**What the task requires:**
Retype every line from the start of the entries below down to the line with "fig = go.Figure()", both ends included; skip the pictures.

[Rows from a dataset of charts and code]
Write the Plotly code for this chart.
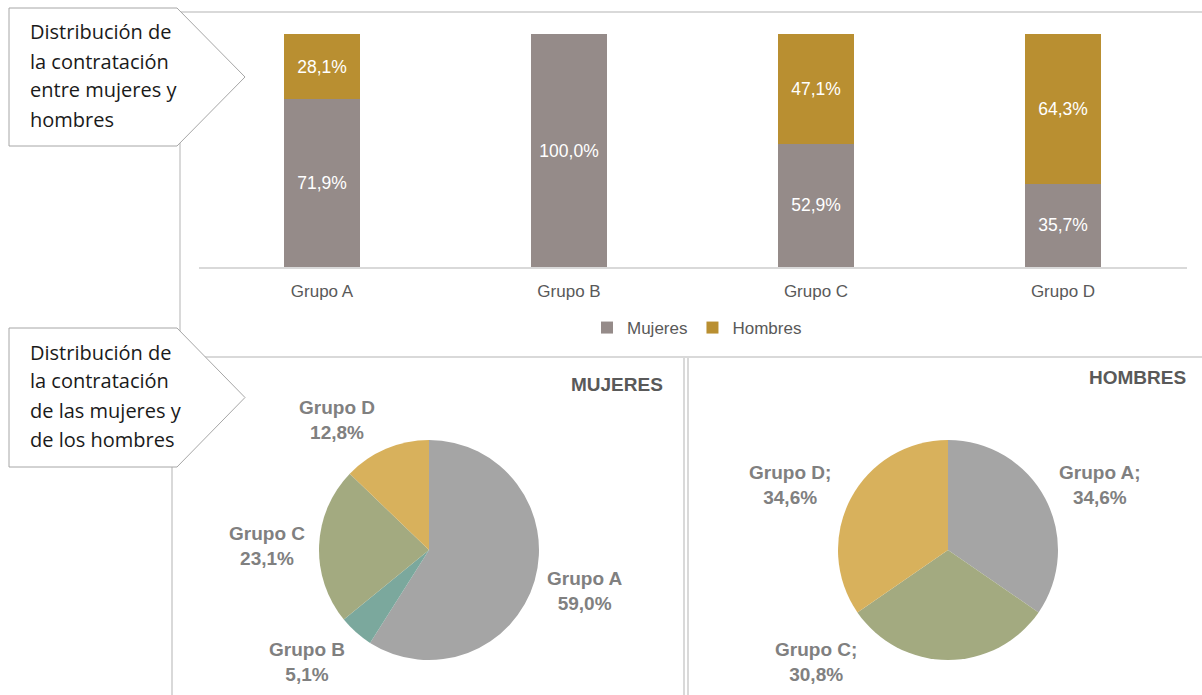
import plotly.graph_objects as go

W, H = 1202, 695

grupos = ["Grupo A", "Grupo B", "Grupo C", "Grupo D"]
mujeres_pct = [71.9, 100.0, 52.9, 35.7]
hombres_pct = [28.1, 0.0, 47.1, 64.3]

pie_mujeres = [59.0, 5.1, 23.1, 12.8]
pie_hombres = [34.6, 0.0, 30.8, 34.6]
pie_colors = ["#A5A5A5", "#7BA89D", "#A3AA80", "#D8B15C"]

callout_top = ["Distribución de", "la contratación", "entre mujeres y", "hombres"]
callout_bottom = ["Distribución de", "la contratación", "de las mujeres y", "de los hombres"]

C_MUJ = "#958B89"
C_HOM = "#B98F31"
GRID = "#D9D9D9"
LABEL_GRAY = "#808080"
FONT_UI = "Open Sans, Noto Sans, sans-serif"
FONT_AR = "Liberation Sans, Arial, sans-serif"


def px(x):
    return x / W


def py(y):
    return 1 - y / H


def pct(v):
    return f"{v:.1f}%".replace(".", ",")


fig = go.Figure()

fig.add_trace(go.Bar(
    x=grupos, y=mujeres_pct, name="Mujeres", marker_color=C_MUJ,
    text=[pct(v) if v > 0 else "" for v in mujeres_pct],
))
fig.add_trace(go.Bar(
    x=grupos, y=hombres_pct, name="Hombres", marker_color=C_HOM,
    text=[pct(v) if v > 0 else "" for v in hombres_pct],
))
fig.update_traces(
    textposition="inside", insidetextanchor="middle", textangle=0,
    constraintext="none", textfont=dict(color="white", size=17.5, family=FONT_AR),
    marker_line_width=0, hoverinfo="skip",
)

# pies: center / radius in pixels
pies = [
    (pie_mujeres, 429, 550, 110),
    (pie_hombres, 948, 550, 110),
]
for vals, cx, cy, r in pies:
    fig.add_trace(go.Pie(
        labels=grupos, values=vals, sort=False, direction="clockwise", rotation=0,
        marker=dict(colors=pie_colors, line=dict(width=0)),
        textinfo="none", showlegend=False, hoverinfo="skip",
        domain=dict(x=[px(cx - r), px(cx + r)], y=[py(cy + r), py(cy - r)]),
    ))

# pie labels (manual, to mimic Excel positions)
left_pos = [(585, 591), (307, 662), (267, 546), (337, 420)]
right_pos = [(1100, 485), None, (816, 662), (790, 485)]
annotations = []
for vals, pos, sep in [(pie_mujeres, left_pos, ""), (pie_hombres, right_pos, ";")]:
    for g, v, p in zip(grupos, vals, pos):
        if v <= 0 or p is None:
            continue
        annotations.append(dict(
            x=px(p[0]), y=py(p[1]), xref="paper", yref="paper",
            text=f"<b>{g}{sep}<br>{pct(v)}</b>", showarrow=False,
            font=dict(size=19, color=LABEL_GRAY, family=FONT_AR),
            xanchor="center", yanchor="middle", align="center",
        ))

annotations.append(dict(x=px(665), y=py(384), xref="paper", yref="paper", text="<b>MUJERES</b>",
                        showarrow=False, xanchor="right", yanchor="middle",
                        font=dict(size=19, color="#595959", family=FONT_AR)))
annotations.append(dict(x=px(1188), y=py(377), xref="paper", yref="paper", text="<b>HOMBRES</b>",
                        showarrow=False, xanchor="right", yanchor="middle",
                        font=dict(size=19, color="#595959", family=FONT_AR)))

# panel borders
shapes = []
line_style = dict(color=GRID, width=2)
for x0, y0, x1, y1 in [
    (180, 12, 1202, 12), (180, 12, 180, 357), (172, 357, 1202, 357),
    (172, 357, 172, 695), (684, 357, 684, 695), (688, 357, 688, 695),
]:
    shapes.append(dict(type="line", xref="paper", yref="paper",
                       x0=px(x0), y0=py(y0), x1=px(x1), y1=py(y1), line=line_style))

# callout arrows
for top, bot, lines in [(8, 146, callout_top), (328, 467, callout_bottom)]:
    mid = (top + bot) / 2
    path = (f"M {px(9)},{py(top)} L {px(177)},{py(top)} L {px(245)},{py(mid)} "
            f"L {px(177)},{py(bot)} L {px(9)},{py(bot)} Z")
    shapes.append(dict(type="path", xref="paper", yref="paper", path=path,
                       fillcolor="white", line=dict(color="#A6A6A6", width=1)))
    for i, t in enumerate(lines):
        annotations.append(dict(
            x=px(28), y=py(top + 24 + i * 29), xref="paper", yref="paper", text=t,
            showarrow=False, xanchor="left", yanchor="middle",
            font=dict(size=20, color="#1A1A1A", family=FONT_UI),
        ))

fig.update_layout(
    width=W, height=H, margin=dict(l=0, r=0, t=0, b=0),
    paper_bgcolor="white", plot_bgcolor="white",
    barmode="stack", bargap=0.69,
    xaxis=dict(domain=[px(198.5), px(1186.5)], showline=True, linecolor=GRID, linewidth=2,
               ticks="", showgrid=False, fixedrange=True, ticklabelstandoff=8,
               tickfont=dict(size=17, color="#595959", family=FONT_AR)),
    yaxis=dict(domain=[py(267), py(34)], range=[0, 100], visible=False, fixedrange=True),
    legend=dict(orientation="h", x=px(697), xanchor="center", y=py(328), yanchor="middle",
                font=dict(size=17, color="#595959", family=FONT_AR), itemwidth=30,
                traceorder="normal"),
    shapes=shapes,
    annotations=annotations,
)

fig.write_html("out.html", config={"displayModeBar": False},
               post_script="document.body.style.margin='0';")
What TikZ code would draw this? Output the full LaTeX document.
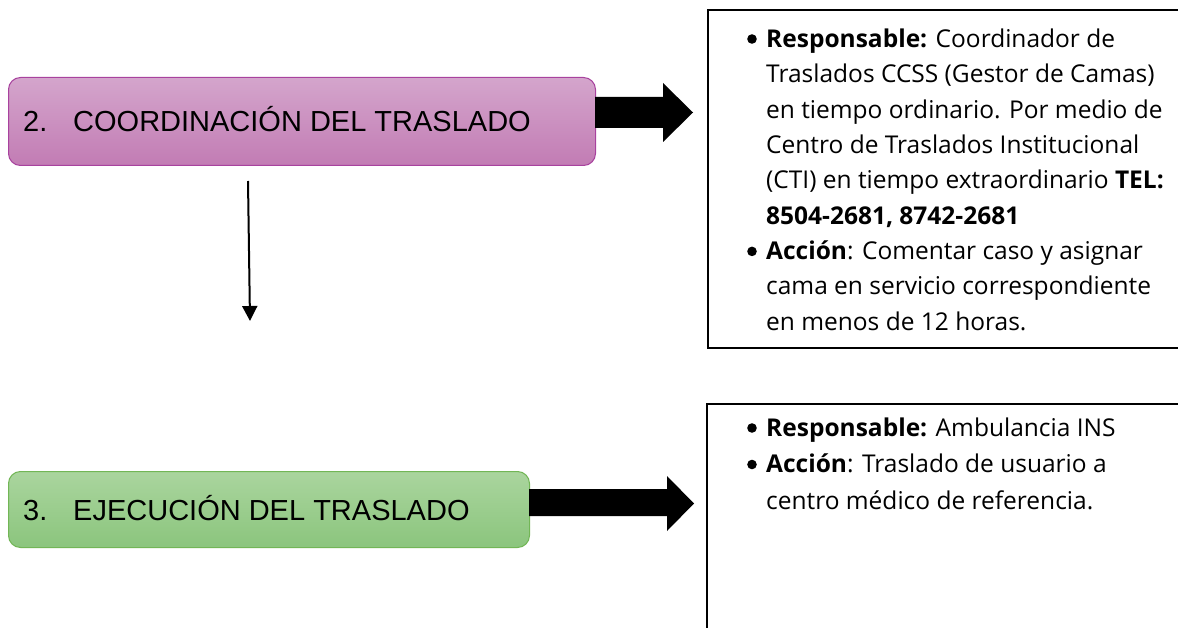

**The solution:**
Write the Plotly code for this chart.
import plotly.graph_objects as go

W, H = 1202, 695

grupos = ["Grupo A", "Grupo B", "Grupo C", "Grupo D"]
mujeres_pct = [71.9, 100.0, 52.9, 35.7]
hombres_pct = [28.1, 0.0, 47.1, 64.3]

pie_mujeres = [59.0, 5.1, 23.1, 12.8]
pie_hombres = [34.6, 0.0, 30.8, 34.6]
pie_colors = ["#A5A5A5", "#7BA89D", "#A3AA80", "#D8B15C"]

callout_top = ["Distribución de", "la contratación", "entre mujeres y", "hombres"]
callout_bottom = ["Distribución de", "la contratación", "de las mujeres y", "de los hombres"]

C_MUJ = "#958B89"
C_HOM = "#B98F31"
GRID = "#D9D9D9"
LABEL_GRAY = "#808080"
FONT_UI = "Open Sans, Noto Sans, sans-serif"
FONT_AR = "Liberation Sans, Arial, sans-serif"


def px(x):
    return x / W


def py(y):
    return 1 - y / H


def pct(v):
    return f"{v:.1f}%".replace(".", ",")


fig = go.Figure()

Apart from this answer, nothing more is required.